* Stated problem
Copy out every line exactly, passing over the pictures.

* Raw data
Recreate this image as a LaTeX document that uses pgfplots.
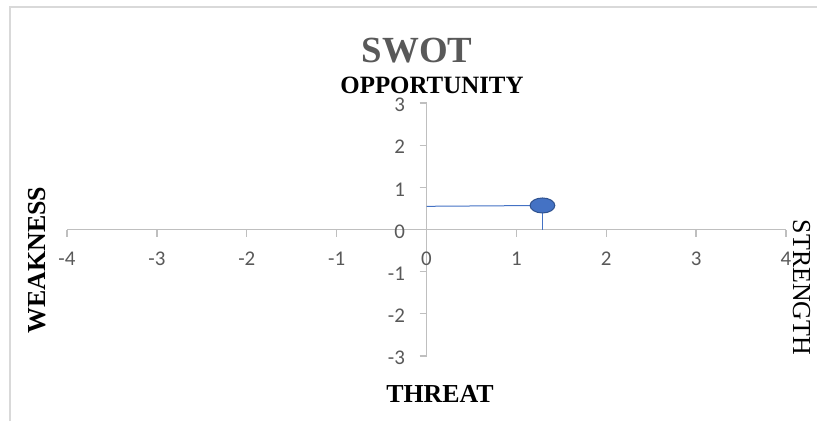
\documentclass[border=0pt]{standalone}
\usepackage{fontspec}
\setmainfont{Liberation Serif}
\newfontfamily\calibri{Carlito}
\usepackage{pgfplots}
\pgfplotsset{compat=1.18}
\definecolor{tickgray}{HTML}{595959}
\definecolor{axgray}{HTML}{BFBFBF}
\definecolor{framegray}{HTML}{D9D9D9}
\definecolor{ptblue}{HTML}{4472C4}
\definecolor{ptedge}{HTML}{2F528F}
\begin{document}
\begin{tikzpicture}[x=1bp,y=1bp]
\useasboundingbox (0,0) rectangle (817,421);
\draw[framegray, line width=1.2bp] (10,0) -- (10,414) -- (817,414);
\begin{axis}[
  at={(67bp,65bp)}, anchor=south west,
  scale only axis, width=719bp, height=253bp,
  xmin=-4, xmax=4, ymin=-3, ymax=3,
  axis lines=middle,
  axis line style={axgray, line width=1.3bp, -},
  hide obscured x ticks=false, hide obscured y ticks=false,
  xtick={-4,-3,-2,-1,0,1,2,3,4}, ytick={-3,-2,-1,0,1,2,3},
  tick style={axgray, line width=1.3bp},
  major tick length=7bp,
  tick align=outside,
  /pgf/number format/assume math mode=true,
  xticklabel style={font=\calibri\fontsize{21}{22}\selectfont, text=tickgray, anchor=north, yshift=-12bp},
  yticklabel style={font=\calibri\fontsize{21}{22}\selectfont, text=tickgray, anchor=east, xshift=-11bp, yshift=-2bp},
  clip=false,
]
\addplot[ptblue, line width=1bp, mark=none] coordinates {(0,0.55) (1.29,0.57)};
\addplot[ptblue, line width=1bp, mark=none] coordinates {(1.29,0) (1.29,0.57)};
\addplot[only marks, mark=*, mark size=7.5bp, mark options={xscale=1.65, fill=ptblue, draw=ptedge, line width=1bp}] coordinates {(1.29,0.57)};
\end{axis}
\node[anchor=base, text=tickgray, font=\bfseries\fontsize{37}{40}\selectfont] at (417,359) {SWOT};
\node[anchor=base, font=\bfseries\fontsize{25}{28}\selectfont] at (432,328) {OPPORTUNITY};
\node[anchor=base, font=\bfseries\fontsize{26}{28}\selectfont] at (440,19) {THREAT};
\node[anchor=base, rotate=90, font=\bfseries\fontsize{26}{28}\selectfont] at (45,161) {WEAKNESS};
\node[anchor=base, rotate=-90, font=\fontsize{26}{28}\selectfont] at (793,133.5) {STRENGTH};
\end{tikzpicture}
\end{document}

* The completed task
Recreate this image as a LaTeX document that uses pgfplots.
\documentclass[border=0pt]{standalone}
\usepackage{fontspec}
\setmainfont{Liberation Serif}
\newfontfamily\calibri{Carlito}
\usepackage{pgfplots}
\pgfplotsset{compat=1.18}
\definecolor{tickgray}{HTML}{595959}
\definecolor{axgray}{HTML}{BFBFBF}
\definecolor{framegray}{HTML}{D9D9D9}
\definecolor{ptblue}{HTML}{4472C4}
\definecolor{ptedge}{HTML}{2F528F}
\begin{document}
\begin{tikzpicture}[x=1bp,y=1bp]
\useasboundingbox (0,0) rectangle (817,421);
\draw[framegray, line width=1.2bp] (10,0) -- (10,414) -- (817,414);
\begin{axis}[
  at={(67bp,65bp)}, anchor=south west,
  scale only axis, width=719bp, height=253bp,
  xmin=-4, xmax=4, ymin=-3, ymax=3,
  axis lines=middle,
  axis line style={axgray, line width=1.3bp, -},
  hide obscured x ticks=false, hide obscured y ticks=false,
  xtick={-4,-3,-2,-1,0,1,2,3,4}, ytick={-3,-2,-1,0,1,2,3},
  tick style={axgray, line width=1.3bp},
  major tick length=7bp,
  tick align=outside,
  /pgf/number format/assume math mode=true,
  xticklabel style={font=\calibri\fontsize{21}{22}\selectfont, text=tickgray, anchor=north, yshift=-12bp},
  yticklabel style={font=\calibri\fontsize{21}{22}\selectfont, text=tickgray, anchor=east, xshift=-11bp, yshift=-2bp},
  clip=false,
]
\addplot[ptblue, line width=1bp, mark=none] coordinates {(0,0.55) (1.29,0.57)};
\addplot[ptblue, line width=1bp, mark=none] coordinates {(1.29,0) (1.29,0.57)};
\addplot[only marks, mark=*, mark size=7.5bp, mark options={xscale=1.65, fill=ptblue, draw=ptedge, line width=1bp}] coordinates {(1.29,0.57)};
\end{axis}
\node[anchor=base, text=tickgray, font=\bfseries\fontsize{37}{40}\selectfont] at (417,359) {SWOT};
\node[anchor=base, font=\bfseries\fontsize{25}{28}\selectfont] at (432,328) {OPPORTUNITY};
\node[anchor=base, font=\bfseries\fontsize{26}{28}\selectfont] at (440,19) {THREAT};
\node[anchor=base, rotate=90, font=\bfseries\fontsize{26}{28}\selectfont] at (45,161) {WEAKNESS};
\node[anchor=base, rotate=-90, font=\fontsize{26}{28}\selectfont] at (793,133.5) {STRENGTH};
\end{tikzpicture}
\end{document}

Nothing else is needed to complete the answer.